Soon after graduating from Williams College with a degree in music composition, Sondheim wrote a show called Saturday Night, which was to be his Broadway debut at 23. But when the lead producer died unexpectedly, the production was scrapped and it took another 43 years for the show to premiere.
Undaunted, Sondheim used that score to audition for Jerome Robbins and Arthur Laurents, earning the job of lyricist for what would become West Side Story, an updating of Romeo and Juliet on the mean streets of New York,
Next he wrote the lyrics to Gypsy, a backstage musical about the rise of stripper Gypsy Rose Lee that many consider the greatest American musical of all time. Following it, Sondheim at last got to write both the music and lyrics for a Broadway show, a farce called A Funny Thing Happened on the Way to the Forum. It became his longest running show – 964 performances — which had a happy ending, an element he apparently had little interest in repeating.
He followed Forum with two commercially unsuccessful shows – Anyone Can Whistle and Do I Hear a Waltz? — before turning the corner into the 1970s, his most productive decade, due in large part to a collaboration with director Harold Prince, who also enjoyed pushing the bounds of the musical theater. They racked up a host of Tony awards while churning out a new musical each season – Company, Follies and A Little Night Music – each with a wholly distinctive score.
The last of those three shows contains “Send In the Clowns,” a fluke hit song with a life outside of the musical, recorded and popularized by Judy Collins, Frank Sinatra, Barbra Streisand and many others.
Sondheim ended the decade with what is widely considered his masterwork, Sweeney Todd, which cemented his reputation for embracing difficult subjects, a show which is often revived by opera companies.
If Sweeney Todd made Sondheim and Prince the toast of Broadway, their collaboration would soon be toast. It was severed by Merrily We Roll Along, a show that ran a mere two weeks and garnered particularly vicious reviews.

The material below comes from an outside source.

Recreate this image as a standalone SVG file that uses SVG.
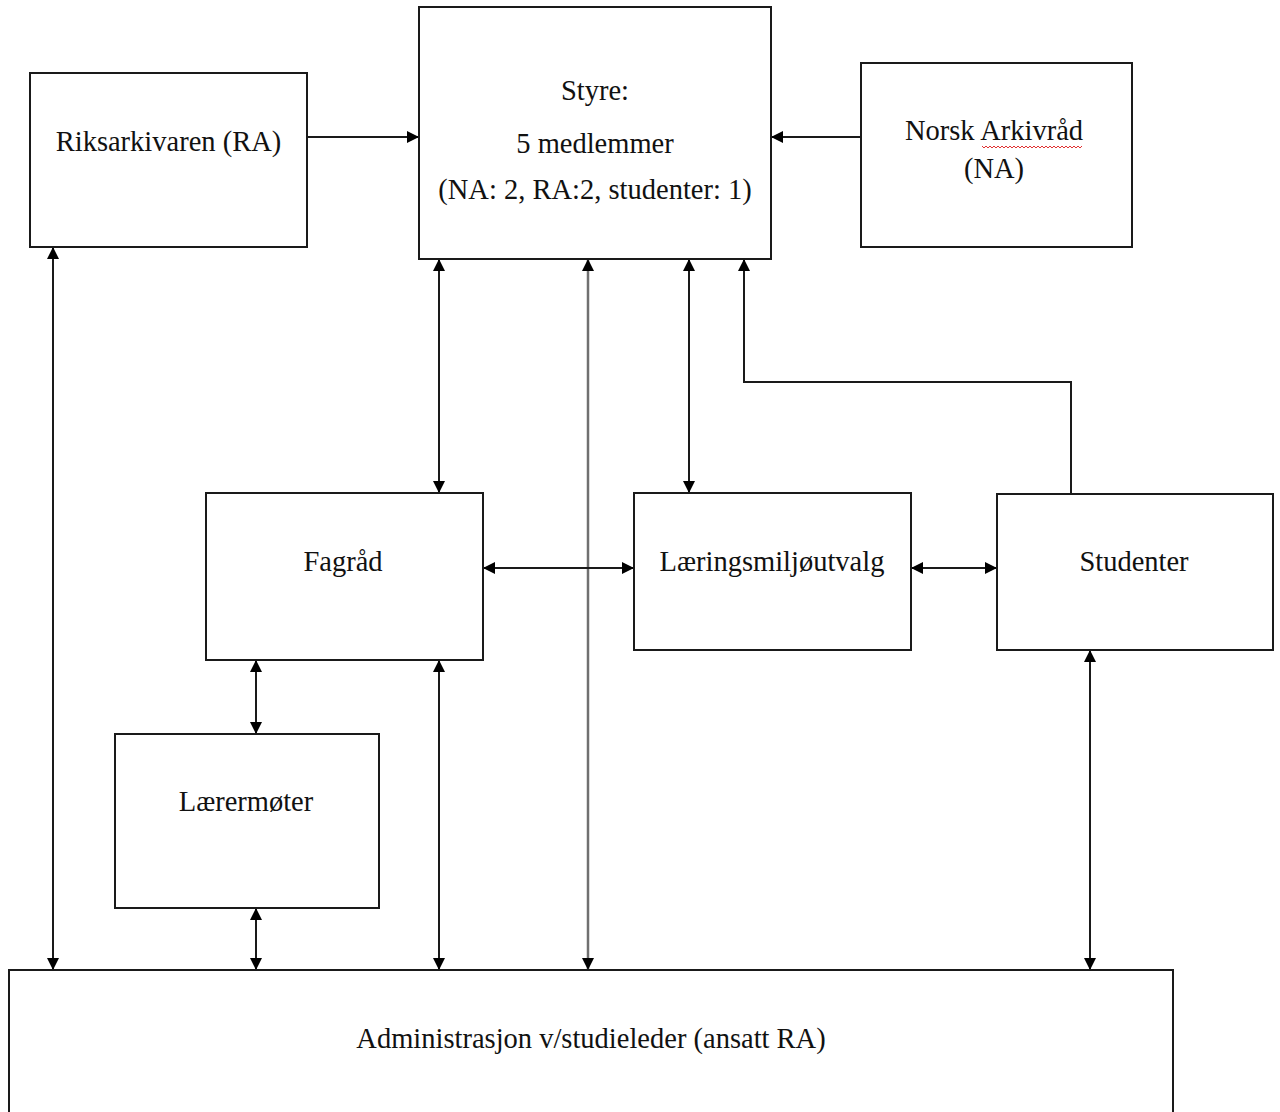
<svg xmlns="http://www.w3.org/2000/svg" width="1280" height="1112" viewBox="0 0 1280 1112">
<style>
.box{fill:#fff;stroke:#1a1a1a;stroke-width:2}
.lbl{font-family:"Liberation Serif","Times New Roman",serif;font-size:28.5px;fill:#111;text-anchor:middle}
.con{fill:none;stroke:#1a1a1a;stroke-width:2}
.grey{stroke:#707070;stroke-width:2.5}
</style>
<defs>
<marker id="ah" viewBox="0 0 12 12" refX="12" refY="6" markerWidth="12" markerHeight="12" markerUnits="userSpaceOnUse" orient="auto-start-reverse">
<path d="M0,0 L12,6 L0,12 z" fill="#000"/>
</marker>
</defs>
<rect width="1280" height="1112" fill="#fff"/>

<g id="connectors">
<line class="con" x1="307" y1="137" x2="419" y2="137" marker-end="url(#ah)"/>
<line class="con" x1="861" y1="137" x2="771" y2="137" marker-end="url(#ah)"/>
<line class="con" x1="53" y1="247" x2="53" y2="970" marker-start="url(#ah)" marker-end="url(#ah)"/>
<line class="con" x1="439" y1="259" x2="439" y2="493" marker-start="url(#ah)" marker-end="url(#ah)"/>
<line class="con grey" x1="588" y1="259" x2="588" y2="970" marker-start="url(#ah)" marker-end="url(#ah)"/>
<line class="con" x1="689" y1="259" x2="689" y2="493" marker-start="url(#ah)" marker-end="url(#ah)"/>
<polyline class="con" points="1071,494 1071,382 744,382 744,259" marker-end="url(#ah)"/>
<line class="con" x1="483" y1="568" x2="634" y2="568" marker-start="url(#ah)" marker-end="url(#ah)"/>
<line class="con" x1="911" y1="568" x2="997" y2="568" marker-start="url(#ah)" marker-end="url(#ah)"/>
<line class="con" x1="256" y1="660" x2="256" y2="734" marker-start="url(#ah)" marker-end="url(#ah)"/>
<line class="con" x1="256" y1="908" x2="256" y2="970" marker-start="url(#ah)" marker-end="url(#ah)"/>
<line class="con" x1="439" y1="660" x2="439" y2="970" marker-start="url(#ah)" marker-end="url(#ah)"/>
<line class="con" x1="1090" y1="650" x2="1090" y2="970" marker-start="url(#ah)" marker-end="url(#ah)"/>
</g>

<g id="riksarkivaren">
<rect class="box" x="30" y="73" width="277" height="174"/>
<text class="lbl" x="168.5" y="151">Riksarkivaren (RA)</text>
</g>

<g id="styre">
<rect class="box" x="419" y="7" width="352" height="252"/>
<text class="lbl" x="595" y="100">Styre:</text>
<text class="lbl" x="595" y="153">5 medlemmer</text>
<text class="lbl" x="595" y="199">(NA: 2, RA:2, studenter: 1)</text>
</g>

<g id="norsk-arkivraad">
<rect class="box" x="861" y="63" width="271" height="184"/>
<text class="lbl" x="994" y="140">Norsk Arkivråd</text>
<polyline points="982,146 984,148 986,146 988,148 990,146 992,148 994,146 996,148 998,146 1000,148 1002,146 1004,148 1006,146 1008,148 1010,146 1012,148 1014,146 1016,148 1018,146 1020,148 1022,146 1024,148 1026,146 1028,148 1030,146 1032,148 1034,146 1036,148 1038,146 1040,148 1042,146 1044,148 1046,146 1048,148 1050,146 1052,148 1054,146 1056,148 1058,146 1060,148 1062,146 1064,148 1066,146 1068,148 1070,146 1072,148 1074,146 1076,148 1078,146 1080,148 1082,146" fill="none" stroke="#e03030" stroke-width="1"/>
<text class="lbl" x="994" y="178">(NA)</text>
</g>

<g id="fagraad">
<rect class="box" x="206" y="493" width="277" height="167"/>
<text class="lbl" x="343" y="571">Fagråd</text>
</g>

<g id="laeringsmiljoutvalg">
<rect class="box" x="634" y="493" width="277" height="157"/>
<text class="lbl" x="772" y="571">Læringsmiljøutvalg</text>
</g>

<g id="studenter">
<rect class="box" x="997" y="494" width="276" height="156"/>
<text class="lbl" x="1134" y="571">Studenter</text>
</g>

<g id="laerermoter">
<rect class="box" x="115" y="734" width="264" height="174"/>
<text class="lbl" x="246" y="811">Lærermøter</text>
</g>

<g id="administrasjon">
<rect class="box" x="9" y="970" width="1164" height="200"/>
<text class="lbl" x="591" y="1048">Administrasjon v/studieleder (ansatt RA)</text>
</g>
</svg>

Sondheim then considered retiring from the theater until director-librettist James Lapine brought him an idea that evolved into Sunday in the Park with George, earning them both the Pulitzer Prize for Drama. Four years later, they had another winner, Into the Woods, which jumbled several family-friendly fairy tales but ended with a very adult moral about interdependence.
Still, Into the Woods has some of Sondheim’s lightest material, particularly compared to his next show, Assassins, a downbeat history lesson told in vaudeville form. In what would be Sondheim’s final new Broadway musical, 1994’s Passion, a show about romantic obsession that audiences had difficulty warming up to, he earned his seventh Tony Award for best score, besting the more popular Beauty and the Beast.

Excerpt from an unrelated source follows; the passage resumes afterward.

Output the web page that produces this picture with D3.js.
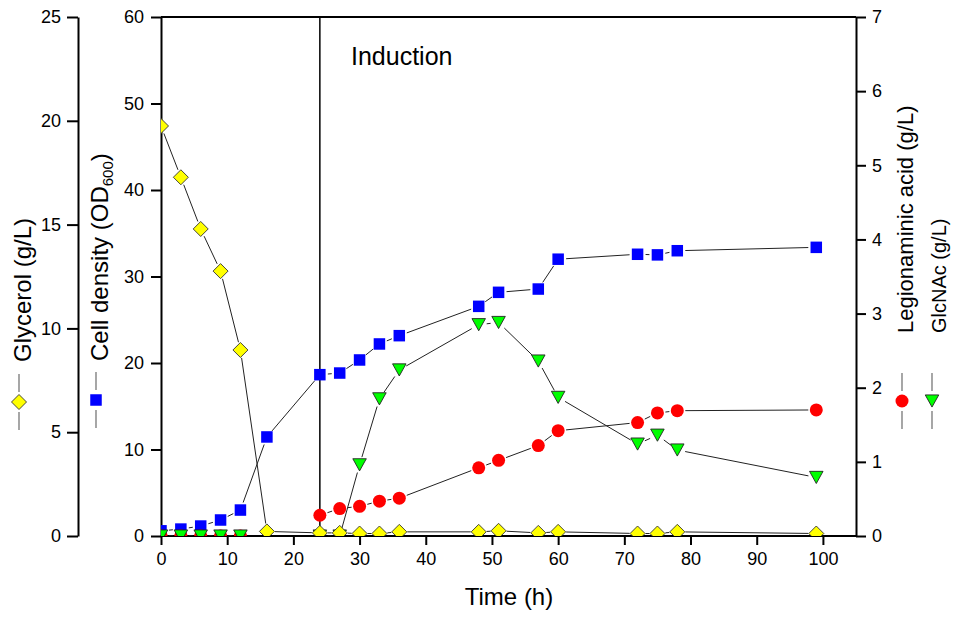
<!DOCTYPE html>
<html><head><meta charset="utf-8">
<script src="https://cdn.jsdelivr.net/npm/d3@7"></script>
<style>
html,body{margin:0;padding:0;background:#fff;}
svg{display:block;font-family:"Liberation Sans",Arial,sans-serif;}
</style></head>
<body><svg id="c" width="953" height="619"></svg>
<script>
// ---- data ----
const time = [0,3,6,9,12,16,24,27,30,33,36,48,51,57,60,72,75,78,99];
const glycerol = [19.75,17.28,14.79,12.76,8.96,0.22,0.15,0.15,0.12,0.12,0.2,0.2,0.25,0.15,0.2,0.12,0.12,0.2,0.12];
const cellDensity = [0.6,0.8,1.15,1.85,3.0,11.45,18.65,18.84,20.35,22.2,23.16,26.55,28.17,28.55,32.0,32.57,32.5,32.98,33.37];
const legionaminic = [0,0,0,0,0,null,0.28,0.37,0.40,0.47,0.51,0.92,1.02,1.22,1.42,1.53,1.66,1.69,1.70];
const glcnac = [0,0,0,0,0,null,0,0,0.96,1.85,2.24,2.85,2.88,2.36,1.87,1.24,1.36,1.16,0.79];
const xTicks = [0,10,20,30,40,50,60,70,80,90,100];
const glyTicks = [0,5,10,15,20,25];
const odTicks = [0,10,20,30,40,50,60];
const rightTicks = [0,1,2,3,4,5,6,7];
const inductionTime = 24;

const svg = d3.select("#c");
const L = 161, R = 856, T = 17, B = 536;
const x = d3.scaleLinear().domain([0,105]).range([L,R]);
const yGly = d3.scaleLinear().domain([0,25]).range([B,T]);
const yOD = d3.scaleLinear().domain([0,60]).range([B,T]);
const yR = d3.scaleLinear().domain([0,7]).range([B,T]);
const fmt = d3.format("d");

svg.append("defs").append("clipPath").attr("id","clip")
  .append("rect").attr("x",L).attr("y",T).attr("width",R-L).attr("height",B-T);

const font = '"Liberation Sans",Arial,sans-serif';
function styleAxis(g){
  g.selectAll(".domain").attr("stroke","#000").attr("stroke-width",2);
  g.selectAll(".tick line").attr("stroke","#000").attr("stroke-width",2);
  g.selectAll(".tick text").attr("font-size",18).attr("font-family",font).attr("fill","#000");
}
// glycerol axis
const gA = svg.append("g").attr("transform","translate(78,0)")
  .call(d3.axisLeft(yGly).tickValues(glyTicks).tickFormat(fmt).tickSize(11).tickSizeOuter(0).tickPadding(6));
styleAxis(gA);
// OD axis
const oA = svg.append("g").attr("transform",`translate(${L},0)`)
  .call(d3.axisLeft(yOD).tickValues(odTicks).tickFormat(fmt).tickSize(10).tickSizeOuter(0).tickPadding(7));
styleAxis(oA);
// right axis
const rA = svg.append("g").attr("transform",`translate(${R},0)`)
  .call(d3.axisRight(yR).tickValues(rightTicks).tickFormat(fmt).tickSize(10).tickSizeOuter(0).tickPadding(6));
styleAxis(rA);
// x axis
const xA = svg.append("g").attr("transform",`translate(0,${B})`)
  .call(d3.axisBottom(x).tickValues(xTicks).tickFormat(fmt).tickSize(9).tickSizeOuter(0).tickPadding(7));
styleAxis(xA);
xA.select(".domain").attr("d",`M${L},0H${R}`);
// top frame
svg.append("line").attr("x1",L).attr("x2",R).attr("y1",T).attr("y2",T).attr("stroke","#000").attr("stroke-width",2);

// induction line
svg.append("line").attr("x1",x(inductionTime)).attr("x2",x(inductionTime)).attr("y1",T).attr("y2",B)
  .attr("stroke","#000").attr("stroke-width",1.5);
svg.append("text").attr("x",351).attr("y",65).attr("font-size",25).attr("font-family",font).text("Induction");

// series
const plot = svg.append("g").attr("clip-path","url(#clip)");
const gap = 8;
function drawSeries(vals, yS, shape, fill, stroke, size){
  const pts = time.map((t,i)=>vals[i]==null?null:[x(t), yS(vals[i])]);
  const g = plot.append("g");
  for(let i=0;i<pts.length-1;i++){
    const a=pts[i], b=pts[i+1];
    if(!a||!b) continue;
    const dx=b[0]-a[0], dy=b[1]-a[1], len=Math.hypot(dx,dy);
    if(len<=2*gap+1) continue;
    const ux=dx/len, uy=dy/len;
    g.append("line").attr("x1",a[0]+ux*gap).attr("y1",a[1]+uy*gap)
      .attr("x2",b[0]-ux*gap).attr("y2",b[1]-uy*gap)
      .attr("stroke","#222").attr("stroke-width",1);
  }
  pts.forEach(p=>{ if(p) drawMarker(g,p[0],p[1],shape,fill,stroke,size); });
}
function drawMarker(g,cx,cy,shape,fill,stroke,s){
  let el;
  if(shape==="square") el=g.append("rect").attr("x",cx-s/2).attr("y",cy-s/2).attr("width",s).attr("height",s);
  else if(shape==="circle") el=g.append("circle").attr("cx",cx).attr("cy",cy).attr("r",s/2);
  else if(shape==="diamond") el=g.append("path").attr("d",`M${cx},${cy-s/2}L${cx+s/2},${cy}L${cx},${cy+s/2}L${cx-s/2},${cy}Z`);
  else if(shape==="tri") el=g.append("path").attr("d",`M${cx-s/2},${cy-s*0.45}L${cx+s/2},${cy-s*0.45}L${cx},${cy+s*0.45}Z`);
  el.attr("fill",fill);
  if(stroke) el.attr("stroke",stroke).attr("stroke-width",0.9); else el.attr("stroke","none");
}
drawSeries(cellDensity, yOD, "square", "#0000ff", null, 11.5);
drawSeries(legionaminic, yR, "circle", "#ff0000", null, 13);
drawSeries(glcnac, yR, "tri", "#00ff00", "#222", 13.5);
drawSeries(glycerol, yGly, "diamond", "#ffff00", "#333", 15);

// axis titles with legend symbols
function vLegend(cx, cy, shape, fill, stroke, size){
  const g = svg.append("g");
  g.append("line").attr("x1",cx).attr("x2",cx).attr("y1",cy-28).attr("y2",cy-10).attr("stroke","#777").attr("stroke-width",1.3);
  g.append("line").attr("x1",cx).attr("x2",cx).attr("y1",cy+10).attr("y2",cy+28).attr("stroke","#777").attr("stroke-width",1.3);
  drawMarker(g,cx,cy,shape,fill,stroke,size);
}
function vText(bx, by, size){
  return svg.append("text").attr("transform",`translate(${bx},${by}) rotate(-90)`)
    .attr("font-size",size).attr("font-family",font).attr("fill","#000");
}
vText(31, 362, 24).text("Glycerol (g/L)");
vLegend(19, 402, "diamond", "#ffff00", "#333", 15);
const od = vText(108, 361, 24);
od.append("tspan").text("Cell density (OD");
od.append("tspan").attr("font-size",15).attr("dy",5).text("600");
od.append("tspan").attr("dy",-5).text(")");
vLegend(96, 400, "square", "#0000ff", null, 11.5);
vText(913, 333, 22).text("Legionaminic acid (g/L)");
vLegend(902, 401, "circle", "#ff0000", null, 13);
vText(946, 333, 20).text("GlcNAc (g/L)");
vLegend(932, 401, "tri", "#00ff00", "#222", 13.5);

svg.append("text").attr("x",509).attr("y",605).attr("text-anchor","middle")
  .attr("font-size",24).attr("font-family",font).text("Time (h)");
</script></body></html>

While Sondheim’s shows have been regularly revived, he continued writing new ones. He spent years on a show about the Mizner brothers, architects and developers of South Florida and perhaps con men too. The musical kept being revised as it kept changing names – from Wise Guys to Gold! to Bounce to Road Show – and eventually landing off-Broadway for a modest run. At the time of his death, Sondheim was completing a show called Square One with a book by David Ives that they had hoped would be produced next season.
Sondheim was more focused on the theater than on the movies, though he did win an Oscar for the song “Sooner or Later” in 1990’s Dick Tracy. He wrote underscoring for such movies as Alain Resnais’ Stavisky (1974) and Warren Beatty’s Reds (1981), as well as co-writing the screenplay for the 1973 murder mystery The Last of Sheila with Anthony Perkins. And on Dec. 10, a remake of West Side Story directed by Steven Spielberg opens nationwide.
He is survived by his husband, Jeff Romley, whom he married in 2017 and by the Stephen Sondheim Theatre, the former Henry Miller Theatre, renamed for the composer-lyricist in 2010.